Hierarchical church traditions like Anglicanism don’t nearly struggle with this problem like the rest of the Evangelical world. As Baptists, we’re on the other end of the spectrum. It is in the congregational and non-denominational church world that we most desperately need to return to the confessions. Thankfully, for Baptists, we actually have a wealth of options. The 2nd London Baptist Confession (aka the 1689 Baptist Confession) follows from the great Reformed confessions (particularly the Westminster Confession) but adds the Baptist distinctives. There is also the New Hampshire Confession of 1833, and the Baptist Faith & Message which was most recently updated in 2000. This last confession is currently held by our denomination, and is the confession held by Southern Baptists. 

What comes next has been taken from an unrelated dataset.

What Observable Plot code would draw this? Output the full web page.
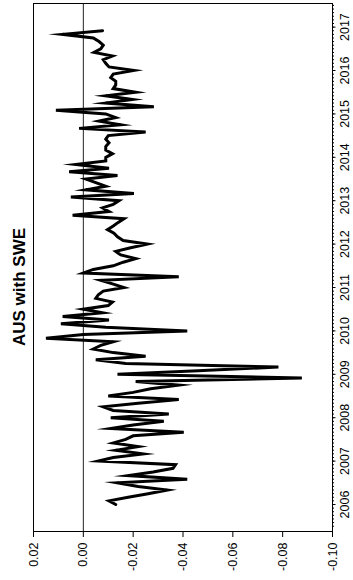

I have personally found great joy in digging deeper into the historic confessions, because as I look into the past I see more clearly the wonderful tapestry of the church through the ages that God has woven. I can see our part of the bigger picture, and that’s exciting. As I confess the current Baptist Faith & Message, it not only links me back to the historic Baptist confessions and beyond, I am also joined to the many, many other churches and believers that confess the same. We might do a lot of things differently, and our churches might look very differently, but we are united in beliefs that have been tried and tested against scripture through the ages and this unity and foundation can be used by God powerfully in our uncertain future.